The capital city is much cleaner, but a lot more has to be done to get it up to the level of UNESCO recognition. The illegal vendor crisis was allowed to continue for decades – perhaps encouraged – under the watch of a PNC strongman. Time will tell if they can put this genie back in the bottle. They must know, however, that garbage and shanties mean no UNESCO recognition and no heritage tourism. There are many ways to improve the well-being of the poor vendors. Illegal vending is certainly not one of them.

There has been significant progress in arresting the crime situation, thanks largely to the efforts of the President, Minister Ramjattan and his security team. My eyes as a statistician can see the decline. It does not mean there are no violent crimes and robberies; it just means statistically the rate has declined and things are moving in the right direction. For the first time in about 20 years criminals are regularly apprehended. There has to be fast-track prosecutions, possibly hangings. The underground economy is being disrupted, but more has to be done to focus GRA in the right direction – namely getting the self-employed professionals to pay their fair share of income taxes instead of the bizarre policy of increasing taxation on manufacturers. Except Great Britain and Hong Kong, I can think of no other country which nurtured a manufacturing sector through laissez-faire capitalism. The suicide epidemic has subsided for now, thanks mainly to the President’s direct activism. The central government (not Georgetown municipal government) shows a willingness to respond to public criticisms, a welcome deviation from the previous unresponsive PPP.

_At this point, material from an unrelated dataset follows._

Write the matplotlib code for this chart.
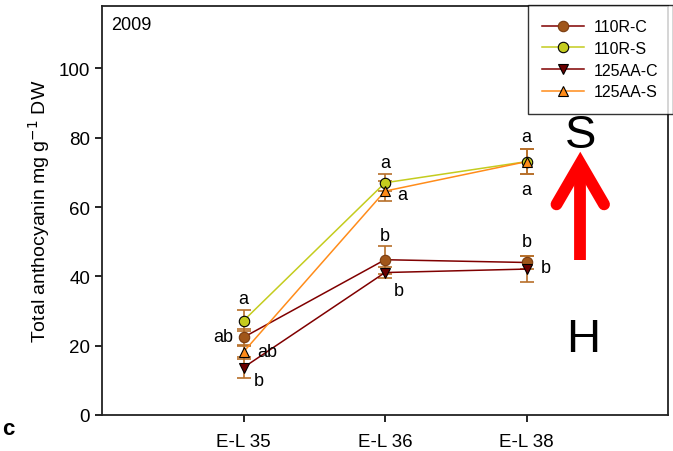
import numpy as np
import matplotlib.pyplot as plt

plt.rcParams['font.family'] = ['Liberation Sans', 'DejaVu Sans']

# anthocyanin content per stage (mg/g DW) and standard errors
stages = ['E-L 35', 'E-L 36', 'E-L 38']
r110_c = [22.4, 44.8, 44.0]
r110_c_err = [2.5, 4.0, 2.0]
r110_s = [27.2, 67.0, 73.1]
r110_s_err = [3.0, 2.5, 3.7]
aa125_c = [13.7, 41.1, 42.1]
aa125_c_err = [3.0, 1.5, 3.7]
aa125_s = [18.2, 64.6, 73.1]
aa125_s_err = [2.0, 3.0, 3.7]

# significance letters
r110_c_lab = ['ab', 'b', 'b']
r110_s_lab = ['a', 'a', 'a']
aa125_c_lab = ['b', 'b', 'b']
aa125_s_lab = ['ab', 'a', 'a']

x = np.arange(1, len(stages) + 1)

fig = plt.figure(figsize=(6.73, 4.52), dpi=100)
ax = fig.add_axes([102 / 673, 36 / 452, 566 / 673, 409 / 452])

err_col = '#b8702a'
series = [
    ('110R-C', r110_c, r110_c_err, 'o', '#a0561a', '#800000', '#7a3c10'),
    ('110R-S', r110_s, r110_s_err, 'o', '#c4cc1e', '#c4cc1e', 'black'),
    ('125AA-C', aa125_c, aa125_c_err, 'v', '#6b0000', '#800000', 'black'),
    ('125AA-S', aa125_s, aa125_s_err, '^', '#ff8c1a', '#ff8c1a', 'black'),
]
for name, y, e, m, fc, lc, ec in series:
    ax.errorbar(x, y, yerr=e, fmt='none', ecolor=err_col, elinewidth=1.2,
                capsize=5, capthick=1.2, zorder=2)
    ax.plot(x, y, color=lc, lw=1.1, zorder=3)
    ax.plot(x, y, ls='none', marker=m, ms=7.5, mfc=fc, mec=ec, mew=0.8,
            zorder=4)
    ax.plot([], [], color=lc, lw=1.1, marker=m, ms=7.5, mfc=fc, mec=ec,
            mew=0.8, label=name)

# letter offsets in pixels, converted to points
px = 72 / 100
offsets = {
    '110R-C': [(-20, 1), (0, 24), (0, 21)],
    '110R-S': [(0, 22), (0, 20), (0, 25)],
    '125AA-C': [(15, -13), (14, -18), (19, 2)],
    '125AA-S': [(24, 0), (17, -3), (0, -28)],
}
labels = {'110R-C': r110_c_lab, '110R-S': r110_s_lab,
          '125AA-C': aa125_c_lab, '125AA-S': aa125_s_lab}
for name, y, e, m, fc, lc, ec in series:
    for xi, yi, lab, (dx, dy) in zip(x, y, labels[name], offsets[name]):
        ax.annotate(lab, (xi, yi), xytext=(dx * px, dy * px),
                    textcoords='offset points', ha='center', va='center',
                    fontsize=13)

ax.set_xlim(0, 4)
ax.set_ylim(0, 118)
ax.set_xticks(x)
ax.set_xticklabels(stages, fontsize=13.5)
ax.set_yticks([0, 20, 40, 60, 80, 100])
ax.tick_params(axis='y', labelsize=13.5, length=5, width=1.2, direction='out')
ax.tick_params(axis='x', length=5, width=1.2, direction='out', pad=8)
for s in ax.spines.values():
    s.set_linewidth(1.3)
    s.set_color('#222222')
ax.set_ylabel('Total anthocyanin mg g$^{-1}$ DW', fontsize=14, labelpad=5)

ax.text(0.016, 0.975, '2009', transform=ax.transAxes, fontsize=13,
        va='top', ha='left')

leg = ax.legend(loc='upper right', bbox_to_anchor=(1.008, 1.003),
                fancybox=False, edgecolor='black', fontsize=11.5,
                handlelength=2.6, borderpad=0.9, labelspacing=0.42,
                handletextpad=0.6, borderaxespad=0)
leg.get_frame().set_linewidth(1.0)

# S / H labels with the red arrow between them
ax.text(0.845, 0.685, 'S', transform=ax.transAxes, fontsize=34,
        ha='center', va='center')
ax.text(0.85, 0.185, 'H', transform=ax.transAxes, fontsize=34,
        ha='center', va='center')
ax.plot([0.845, 0.845], [0.379, 0.60], transform=ax.transAxes,
        color='red', lw=8.5, solid_capstyle='butt', zorder=5)
ax.plot([0.803, 0.845, 0.887], [0.515, 0.615, 0.515],
        transform=ax.transAxes, color='red', lw=8.5,
        solid_capstyle='round', solid_joinstyle='miter', zorder=5)

fig.text(0.003, 0.05, 'c', fontsize=16, fontweight='bold',
         ha='left', va='center')

fig.savefig('out.png', dpi=100)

Professor Griffith, the new Vice Chancellor of UG, appears to be pressing all the right buttons. He is aware of the problems facing the university and how to fix them. Guyana desperately needs a very good research-teaching university given the myriad problems the country faces. Local solutions have to be developed and these usually emanate from a university. Ultimately it is the faculty – the teaching researchers – which makes a great university, not the politicians on the board. Expert in-house faculties develop curricula, not the previous hokum of paid consultants developing university curricula.

However, there should be caution over the fetish of a pure STEM education. As numerous CEOs in the United States have expressed, a balanced STEM and liberal arts education is best for stoking creativity and innovation. Quantitative social sciences are also necessary given the many social challenges. Indeed, the National Science Foundation of the United States recognizes several social science subjects as STEM, such as quantitative economics and psychology. UG also needs quantitative sociology.

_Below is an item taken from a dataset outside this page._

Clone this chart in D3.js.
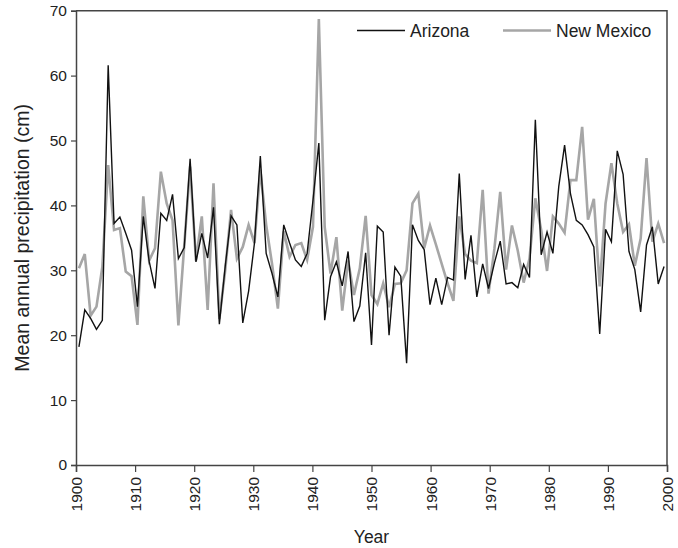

The economy is muddling through at around a 3% GDP growth rate. As we noted in the last column, private investment was flat from 2014 to 2015. Government investment decreased significantly but government consumption increased noticeably. Household consumption declined by about G$15 billion from 2014 to 2015. All these occurred within the context of a low oil price and respectable gold price. On the bright side, there seems to be a turnaround in the stock of international reserves of the central bank. The stock declined from US$652 million in 2014 to US$595 million in 2015, but increased to US$611 million at the end of May 2016.

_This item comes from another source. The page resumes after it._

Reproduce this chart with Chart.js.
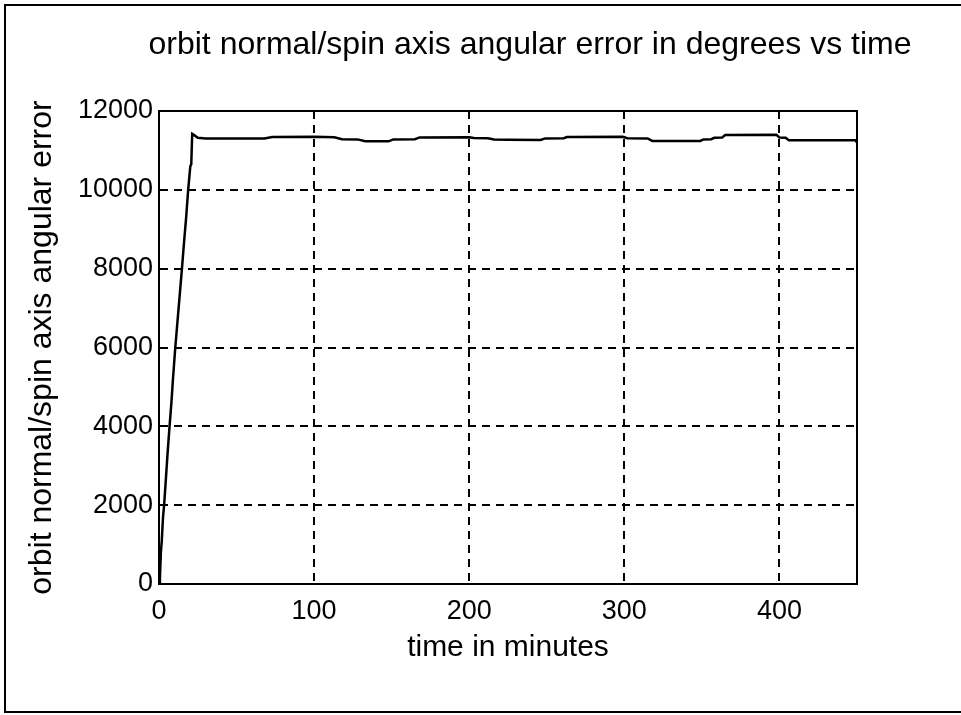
<!DOCTYPE html>
<html>
<head>
<meta charset="utf-8">
<title>orbit normal/spin axis angular error</title>
<script src="https://cdn.jsdelivr.net/npm/chart.js@4.4.0/dist/chart.umd.min.js"></script>
<style>
    html, body { margin: 0; padding: 0; background: #fff; }
    #wrap { width: 961px; height: 715px; }
</style>
</head>
<body>
<div id="wrap"><canvas id="errorChart" width="961" height="715"></canvas></div>
<script>
// Erreur angulaire (degrés), en fonction du temps (minutes)
const timeMinutes = [
    0, 0.6, 1.2, 1.8, 2.6, 3.3, 4.5, 5.5, 6.8, 8, 9, 10.5, 12, 13.5, 14.8, 16, 17.5,
    18.8, 20.2, 20.8, 21.4, 22.2, 25, 30, 50, 68, 73, 100, 113, 118, 128, 133, 148,
    151, 165, 168, 200, 203, 212, 216, 225, 246, 249, 261, 263, 299, 302, 315, 318,
    349, 351, 356, 358, 363, 365, 398, 400, 404, 406, 449, 450
];
const angularError = [
    0, 150, 800, 1100, 1700, 2000, 2700, 3300, 4000, 4600, 5200, 6000, 6700, 7400, 8000, 8600, 9300,
    10000, 10600, 10650, 11420, 11400, 11320, 11300, 11300, 11305, 11340, 11345, 11335, 11285, 11280, 11235, 11230,
    11280, 11285, 11330, 11335, 11315, 11310, 11275, 11270, 11265, 11305, 11310, 11340, 11345, 11310, 11305, 11240,
    11240, 11280, 11285, 11320, 11325, 11390, 11395, 11330, 11320, 11260, 11255, 11200
];

// Graduations des axes
const xTickValues = [0, 100, 200, 300, 400];
const yTickValues = [0, 2000, 4000, 6000, 8000, 10000, 12000];

// Textes
const chartTitle = 'orbit normal/spin axis angular error in degrees vs time';
const xAxisTitle = 'time in minutes';
const yAxisTitle = 'orbit normal/spin axis angular error';

const fontFamily = "'Liberation Sans', Arial, Helvetica, sans-serif";

// Cadre de la figure, boîte des axes et titre
const figurePlugin = {
    id: 'figureFrame',
    afterDraw(chart) {
        const c = chart.ctx;
        const a = chart.chartArea;
        c.save();
        c.strokeStyle = '#000';
        c.lineWidth = 2;
        c.setLineDash([]);
        c.strokeRect(a.left, a.top, a.right - a.left, a.bottom - a.top);

        c.beginPath();
        c.moveTo(961, 5);
        c.lineTo(5, 5);
        c.lineTo(5, 712);
        c.lineTo(961, 712);
        c.stroke();

        c.fillStyle = '#000';
        c.font = '32px ' + fontFamily;
        c.textAlign = 'center';
        c.textBaseline = 'middle';
        c.fillText(chartTitle, 530, 45);
        c.restore();
    }
};

const ctx = document.getElementById('errorChart').getContext('2d');
const chart = new Chart(ctx, {
    type: 'line',
    data: {
        datasets: [{
            data: timeMinutes.map((t, i) => ({ x: t, y: angularError[i] })),
            borderColor: '#000',
            borderWidth: 2.5,
            pointRadius: 0,
            fill: false,
            tension: 0
        }]
    },
    options: {
        responsive: false,
        animation: false,
        layout: {
            padding: { left: 0, top: 111, right: 104, bottom: 0 }
        },
        plugins: {
            legend: { display: false },
            tooltip: { enabled: false },
            title: { display: false }
        },
        scales: {
            x: {
                type: 'linear',
                min: 0,
                max: 450,
                afterBuildTicks: function(scale) {
                    scale.ticks = xTickValues.map(v => ({ value: v }));
                },
                afterFit: function(scale) {
                    scale.height = 131;
                },
                grid: {
                    color: '#000',
                    lineWidth: 2,
                    drawTicks: false
                },
                border: { display: true, color: '#000', width: 2, dash: [8, 6] },
                ticks: {
                    color: '#000',
                    padding: 11,
                    maxRotation: 0,
                    font: { family: fontFamily, size: 27 },
                    callback: function(value) {
                        return String(value);
                    }
                },
                title: {
                    display: true,
                    text: xAxisTitle,
                    color: '#000',
                    padding: { top: 0, bottom: 49 },
                    font: { family: fontFamily, size: 30 }
                }
            },
            y: {
                type: 'linear',
                min: 0,
                max: 12000,
                afterBuildTicks: function(scale) {
                    scale.ticks = yTickValues.map(v => ({ value: v }));
                },
                afterFit: function(scale) {
                    scale.width = 159;
                },
                grid: {
                    color: '#000',
                    lineWidth: 2,
                    drawTicks: false
                },
                border: { display: true, color: '#000', width: 2, dash: [8, 6] },
                ticks: {
                    color: '#000',
                    padding: 6,
                    font: { family: fontFamily, size: 27 },
                    callback: function(value) {
                        return String(value);
                    }
                },
                title: {
                    display: true,
                    text: yAxisTitle,
                    color: '#000',
                    padding: { top: 23, bottom: 0 },
                    font: { family: fontFamily, size: 32 }
                }
            }
        }
    },
    plugins: [figurePlugin]
});
</script>
</body>
</html>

It is obvious the government gave passing thought to economic planning, possibly because everyone wanted to be a Minister, thereby forcing an unwieldly and cumbersome cabinet in which no one sets the overarching economic vision. Prior to the May 2015 election many people were so protective of their turf that they did not think much about macroeconomic planning. And I am not writing about old-fashioned 5-year economic plans. The immediate task of a new government – in the first month – is to have its economic team reassure private investors with a list of realistic proposals, not the usual things like the Guyana-Brazil road and Amaila hydroelectric plant, which we all know are way into the future and require billions of US$ financing. This proposal must be based on certain core principles that address the natural and man-made barriers to investment. If this is not done sentiments become pessimistic and investors discount the future at a higher rate. Consumers pull spending as they wait and see.

There are several important issues outstanding including constitutional jettisoning and rewriting and public procurement reform. The government has to make sure the Indo-Guyanese employment rate in the public service does not go back to pre-1992 levels. A keen eye has to be focused on mid-level HR directors who typically tend to have a preference for people from the same church and social networks. It is just not sufficient to have a sprinkling of Indo-Guyanese at the upper level of government and allow marginalization at the mid and lower levels. By 1992 prestigious semi-autonomous agencies like Bank of Guyana had at most 2% Indo-Guyanese employees, when at the time they accounted for 50% of the population. The issue of ethnic balance of the army has to be addressed. The latter, including National Service, is perhaps the best option to see the permanent decline of the PPP which has an electoral strategy that hinges on fear and insecurity among Indo-Guyanese. It is just not enough to say since the PPP didn’t do it we don’t have to.